── DATA SHOWN ──
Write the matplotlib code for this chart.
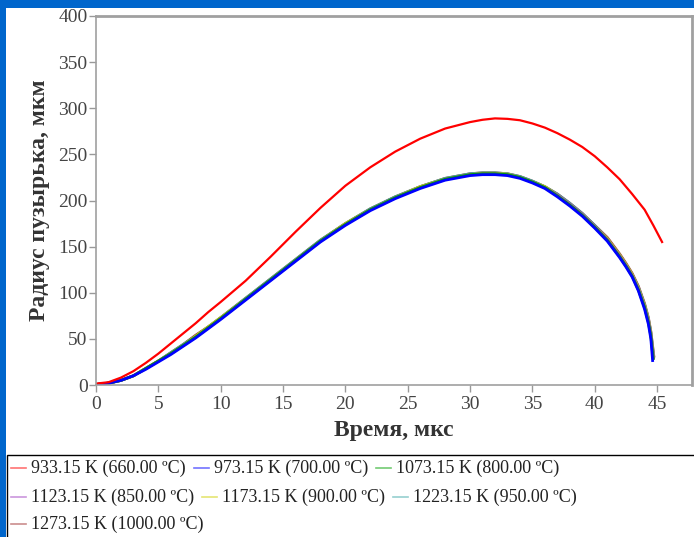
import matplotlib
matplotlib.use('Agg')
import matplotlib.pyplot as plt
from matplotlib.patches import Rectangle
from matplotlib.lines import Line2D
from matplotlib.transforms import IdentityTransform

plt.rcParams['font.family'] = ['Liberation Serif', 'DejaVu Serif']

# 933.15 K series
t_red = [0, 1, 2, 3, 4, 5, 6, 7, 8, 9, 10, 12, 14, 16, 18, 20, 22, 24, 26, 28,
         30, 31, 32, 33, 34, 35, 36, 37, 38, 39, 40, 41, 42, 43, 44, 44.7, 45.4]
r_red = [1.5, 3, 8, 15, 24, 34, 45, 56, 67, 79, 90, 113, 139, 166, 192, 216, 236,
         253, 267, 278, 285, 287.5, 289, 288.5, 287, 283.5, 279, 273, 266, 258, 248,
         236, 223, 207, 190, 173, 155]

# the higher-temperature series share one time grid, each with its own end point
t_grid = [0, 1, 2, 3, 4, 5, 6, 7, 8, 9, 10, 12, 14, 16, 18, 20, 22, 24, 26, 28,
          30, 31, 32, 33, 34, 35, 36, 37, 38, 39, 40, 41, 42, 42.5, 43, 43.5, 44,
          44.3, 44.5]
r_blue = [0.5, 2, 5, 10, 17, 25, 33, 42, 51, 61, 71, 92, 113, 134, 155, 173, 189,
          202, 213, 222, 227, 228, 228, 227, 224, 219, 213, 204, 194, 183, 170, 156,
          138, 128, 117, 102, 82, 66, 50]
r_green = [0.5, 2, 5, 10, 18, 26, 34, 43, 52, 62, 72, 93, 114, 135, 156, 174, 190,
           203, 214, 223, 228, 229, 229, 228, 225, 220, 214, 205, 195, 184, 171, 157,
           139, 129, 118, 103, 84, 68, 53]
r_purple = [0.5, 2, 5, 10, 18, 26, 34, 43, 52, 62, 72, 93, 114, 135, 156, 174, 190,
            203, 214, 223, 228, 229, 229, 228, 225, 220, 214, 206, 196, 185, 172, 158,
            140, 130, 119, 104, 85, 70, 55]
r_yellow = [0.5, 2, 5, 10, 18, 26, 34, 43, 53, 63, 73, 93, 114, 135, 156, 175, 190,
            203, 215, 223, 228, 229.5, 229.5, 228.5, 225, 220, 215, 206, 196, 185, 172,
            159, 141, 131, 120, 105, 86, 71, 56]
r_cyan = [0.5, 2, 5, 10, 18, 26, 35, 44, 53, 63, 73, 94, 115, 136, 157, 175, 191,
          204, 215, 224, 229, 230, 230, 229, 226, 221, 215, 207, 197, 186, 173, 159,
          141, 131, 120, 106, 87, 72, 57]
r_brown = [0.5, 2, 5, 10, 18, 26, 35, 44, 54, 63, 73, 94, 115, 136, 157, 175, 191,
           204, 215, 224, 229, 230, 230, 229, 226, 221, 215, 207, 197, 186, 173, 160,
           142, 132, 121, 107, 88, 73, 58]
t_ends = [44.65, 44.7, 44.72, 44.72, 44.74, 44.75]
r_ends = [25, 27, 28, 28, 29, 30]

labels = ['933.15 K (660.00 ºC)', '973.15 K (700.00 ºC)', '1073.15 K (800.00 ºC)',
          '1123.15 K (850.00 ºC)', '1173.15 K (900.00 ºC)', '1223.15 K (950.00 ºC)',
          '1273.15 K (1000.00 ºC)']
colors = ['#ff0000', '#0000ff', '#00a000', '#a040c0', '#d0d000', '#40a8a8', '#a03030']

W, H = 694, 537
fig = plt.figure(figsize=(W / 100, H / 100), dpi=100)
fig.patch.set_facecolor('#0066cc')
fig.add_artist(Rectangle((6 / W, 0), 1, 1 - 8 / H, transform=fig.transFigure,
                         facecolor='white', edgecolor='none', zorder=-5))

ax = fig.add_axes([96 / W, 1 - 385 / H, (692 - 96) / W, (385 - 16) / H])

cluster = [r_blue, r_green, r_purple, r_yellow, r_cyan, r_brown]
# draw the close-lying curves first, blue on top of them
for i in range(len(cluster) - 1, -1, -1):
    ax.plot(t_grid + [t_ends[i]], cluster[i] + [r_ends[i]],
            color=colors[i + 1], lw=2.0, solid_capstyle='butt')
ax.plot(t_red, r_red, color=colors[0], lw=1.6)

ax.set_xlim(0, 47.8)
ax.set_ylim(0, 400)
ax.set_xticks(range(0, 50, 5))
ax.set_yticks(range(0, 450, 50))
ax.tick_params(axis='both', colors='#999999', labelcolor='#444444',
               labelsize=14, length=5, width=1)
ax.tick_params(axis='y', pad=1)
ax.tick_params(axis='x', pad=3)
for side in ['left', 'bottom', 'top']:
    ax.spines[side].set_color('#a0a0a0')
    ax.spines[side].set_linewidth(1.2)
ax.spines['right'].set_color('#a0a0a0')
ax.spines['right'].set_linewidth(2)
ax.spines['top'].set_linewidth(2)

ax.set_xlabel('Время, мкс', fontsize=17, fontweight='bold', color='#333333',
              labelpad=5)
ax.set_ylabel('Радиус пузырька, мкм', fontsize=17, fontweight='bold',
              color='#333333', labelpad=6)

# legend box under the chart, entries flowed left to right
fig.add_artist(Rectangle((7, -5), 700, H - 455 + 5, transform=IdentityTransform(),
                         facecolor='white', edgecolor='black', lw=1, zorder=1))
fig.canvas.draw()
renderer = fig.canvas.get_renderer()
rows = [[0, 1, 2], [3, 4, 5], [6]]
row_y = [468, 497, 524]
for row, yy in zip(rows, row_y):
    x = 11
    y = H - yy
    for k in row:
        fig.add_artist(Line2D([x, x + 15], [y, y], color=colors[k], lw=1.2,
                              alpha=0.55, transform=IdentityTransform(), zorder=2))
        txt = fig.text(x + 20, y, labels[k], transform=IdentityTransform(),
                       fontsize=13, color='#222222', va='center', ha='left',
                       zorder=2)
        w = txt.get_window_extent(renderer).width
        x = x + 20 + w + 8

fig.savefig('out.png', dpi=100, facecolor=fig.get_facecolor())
───
WRITTEN INSTRUCTION:
Return nothing but the lines running from the start of the data to the line with "r_ends = [25, 27, 28, 28, 29, 30]", please, both ends included and no pictures.

SOLUTION TO THIS EXERCISE:
Write the matplotlib code for this chart.
import matplotlib
matplotlib.use('Agg')
import matplotlib.pyplot as plt
from matplotlib.patches import Rectangle
from matplotlib.lines import Line2D
from matplotlib.transforms import IdentityTransform

plt.rcParams['font.family'] = ['Liberation Serif', 'DejaVu Serif']

# 933.15 K series
t_red = [0, 1, 2, 3, 4, 5, 6, 7, 8, 9, 10, 12, 14, 16, 18, 20, 22, 24, 26, 28,
         30, 31, 32, 33, 34, 35, 36, 37, 38, 39, 40, 41, 42, 43, 44, 44.7, 45.4]
r_red = [1.5, 3, 8, 15, 24, 34, 45, 56, 67, 79, 90, 113, 139, 166, 192, 216, 236,
         253, 267, 278, 285, 287.5, 289, 288.5, 287, 283.5, 279, 273, 266, 258, 248,
         236, 223, 207, 190, 173, 155]

# the higher-temperature series share one time grid, each with its own end point
t_grid = [0, 1, 2, 3, 4, 5, 6, 7, 8, 9, 10, 12, 14, 16, 18, 20, 22, 24, 26, 28,
          30, 31, 32, 33, 34, 35, 36, 37, 38, 39, 40, 41, 42, 42.5, 43, 43.5, 44,
          44.3, 44.5]
r_blue = [0.5, 2, 5, 10, 17, 25, 33, 42, 51, 61, 71, 92, 113, 134, 155, 173, 189,
          202, 213, 222, 227, 228, 228, 227, 224, 219, 213, 204, 194, 183, 170, 156,
          138, 128, 117, 102, 82, 66, 50]
r_green = [0.5, 2, 5, 10, 18, 26, 34, 43, 52, 62, 72, 93, 114, 135, 156, 174, 190,
           203, 214, 223, 228, 229, 229, 228, 225, 220, 214, 205, 195, 184, 171, 157,
           139, 129, 118, 103, 84, 68, 53]
r_purple = [0.5, 2, 5, 10, 18, 26, 34, 43, 52, 62, 72, 93, 114, 135, 156, 174, 190,
            203, 214, 223, 228, 229, 229, 228, 225, 220, 214, 206, 196, 185, 172, 158,
            140, 130, 119, 104, 85, 70, 55]
r_yellow = [0.5, 2, 5, 10, 18, 26, 34, 43, 53, 63, 73, 93, 114, 135, 156, 175, 190,
            203, 215, 223, 228, 229.5, 229.5, 228.5, 225, 220, 215, 206, 196, 185, 172,
            159, 141, 131, 120, 105, 86, 71, 56]
r_cyan = [0.5, 2, 5, 10, 18, 26, 35, 44, 53, 63, 73, 94, 115, 136, 157, 175, 191,
          204, 215, 224, 229, 230, 230, 229, 226, 221, 215, 207, 197, 186, 173, 159,
          141, 131, 120, 106, 87, 72, 57]
r_brown = [0.5, 2, 5, 10, 18, 26, 35, 44, 54, 63, 73, 94, 115, 136, 157, 175, 191,
           204, 215, 224, 229, 230, 230, 229, 226, 221, 215, 207, 197, 186, 173, 160,
           142, 132, 121, 107, 88, 73, 58]
t_ends = [44.65, 44.7, 44.72, 44.72, 44.74, 44.75]
r_ends = [25, 27, 28, 28, 29, 30]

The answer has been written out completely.